= INSTRUCTIONS FOR THE TASK =
Extract everything from the first line through the line with "responses = ['Strongly", both ends included, except for any pictures.

<<<<

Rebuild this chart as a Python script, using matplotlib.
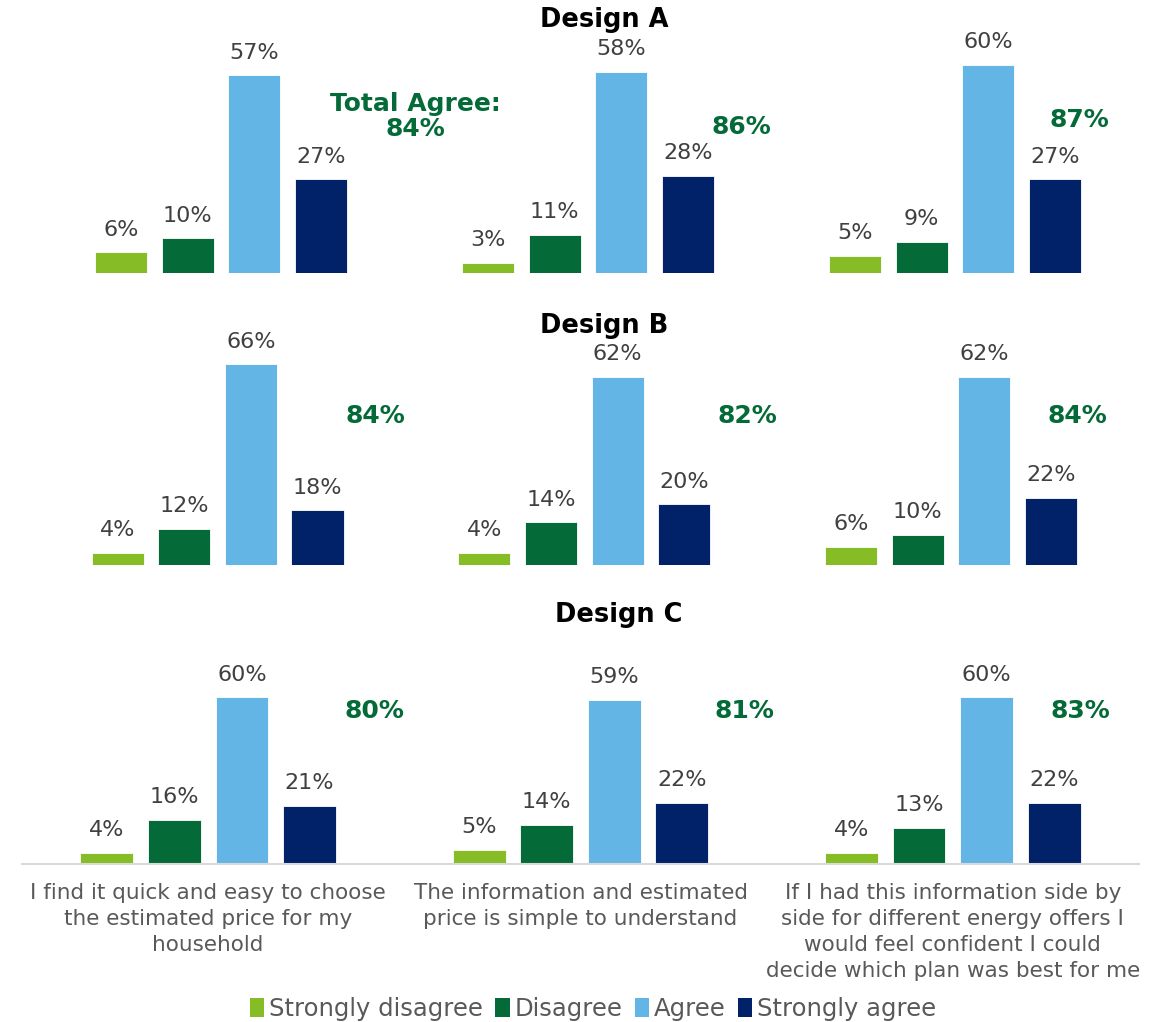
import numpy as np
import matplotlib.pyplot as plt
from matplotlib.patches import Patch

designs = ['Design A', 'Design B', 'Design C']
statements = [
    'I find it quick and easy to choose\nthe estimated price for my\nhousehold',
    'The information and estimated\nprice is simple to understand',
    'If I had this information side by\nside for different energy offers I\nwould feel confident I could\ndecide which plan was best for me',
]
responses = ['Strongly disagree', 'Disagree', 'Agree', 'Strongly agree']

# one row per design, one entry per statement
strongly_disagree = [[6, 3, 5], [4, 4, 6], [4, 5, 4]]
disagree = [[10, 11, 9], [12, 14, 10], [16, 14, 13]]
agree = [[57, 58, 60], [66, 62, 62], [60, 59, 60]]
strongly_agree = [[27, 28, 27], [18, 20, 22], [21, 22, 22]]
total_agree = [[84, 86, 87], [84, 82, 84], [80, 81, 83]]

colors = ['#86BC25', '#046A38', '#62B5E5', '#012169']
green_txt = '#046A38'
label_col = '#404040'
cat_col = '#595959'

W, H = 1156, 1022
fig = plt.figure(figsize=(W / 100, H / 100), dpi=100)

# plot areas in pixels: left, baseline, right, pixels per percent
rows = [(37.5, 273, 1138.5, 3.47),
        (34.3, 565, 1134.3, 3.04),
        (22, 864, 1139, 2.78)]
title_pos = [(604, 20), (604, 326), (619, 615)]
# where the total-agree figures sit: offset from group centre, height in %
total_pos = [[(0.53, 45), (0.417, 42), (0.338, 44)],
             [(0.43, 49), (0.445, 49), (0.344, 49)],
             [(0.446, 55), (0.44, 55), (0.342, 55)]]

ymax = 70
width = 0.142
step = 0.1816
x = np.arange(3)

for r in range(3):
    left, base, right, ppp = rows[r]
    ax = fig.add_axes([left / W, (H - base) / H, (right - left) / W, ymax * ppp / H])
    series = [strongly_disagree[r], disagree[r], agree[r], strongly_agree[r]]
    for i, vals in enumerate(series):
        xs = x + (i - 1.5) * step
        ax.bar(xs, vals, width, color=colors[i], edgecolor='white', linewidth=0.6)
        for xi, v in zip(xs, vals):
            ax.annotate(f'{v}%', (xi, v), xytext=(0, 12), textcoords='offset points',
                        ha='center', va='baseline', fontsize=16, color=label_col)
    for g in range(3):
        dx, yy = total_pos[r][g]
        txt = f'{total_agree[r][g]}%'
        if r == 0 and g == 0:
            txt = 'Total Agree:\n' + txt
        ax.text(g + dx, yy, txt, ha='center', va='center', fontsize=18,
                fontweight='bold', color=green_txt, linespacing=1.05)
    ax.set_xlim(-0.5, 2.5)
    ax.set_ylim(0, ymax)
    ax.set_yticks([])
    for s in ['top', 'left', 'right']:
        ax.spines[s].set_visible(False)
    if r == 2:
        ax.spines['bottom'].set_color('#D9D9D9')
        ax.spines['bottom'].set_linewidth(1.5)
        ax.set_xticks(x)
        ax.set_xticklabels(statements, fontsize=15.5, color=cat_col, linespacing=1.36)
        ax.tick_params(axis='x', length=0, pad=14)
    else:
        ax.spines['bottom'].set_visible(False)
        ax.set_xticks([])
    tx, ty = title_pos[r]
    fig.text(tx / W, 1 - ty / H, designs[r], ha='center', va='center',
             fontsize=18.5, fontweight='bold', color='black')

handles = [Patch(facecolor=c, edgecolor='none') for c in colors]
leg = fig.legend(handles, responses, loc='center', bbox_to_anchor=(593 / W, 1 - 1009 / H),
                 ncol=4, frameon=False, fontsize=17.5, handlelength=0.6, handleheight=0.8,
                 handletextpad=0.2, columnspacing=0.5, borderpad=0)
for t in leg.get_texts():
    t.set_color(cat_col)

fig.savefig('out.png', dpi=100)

>>>>

= FINISHED TASK =
Rebuild this chart as a Python script, using matplotlib.
import numpy as np
import matplotlib.pyplot as plt
from matplotlib.patches import Patch

designs = ['Design A', 'Design B', 'Design C']
statements = [
    'I find it quick and easy to choose\nthe estimated price for my\nhousehold',
    'The information and estimated\nprice is simple to understand',
    'If I had this information side by\nside for different energy offers I\nwould feel confident I could\ndecide which plan was best for me',
]
responses = ['Strongly disagree', 'Disagree', 'Agree', 'Strongly agree']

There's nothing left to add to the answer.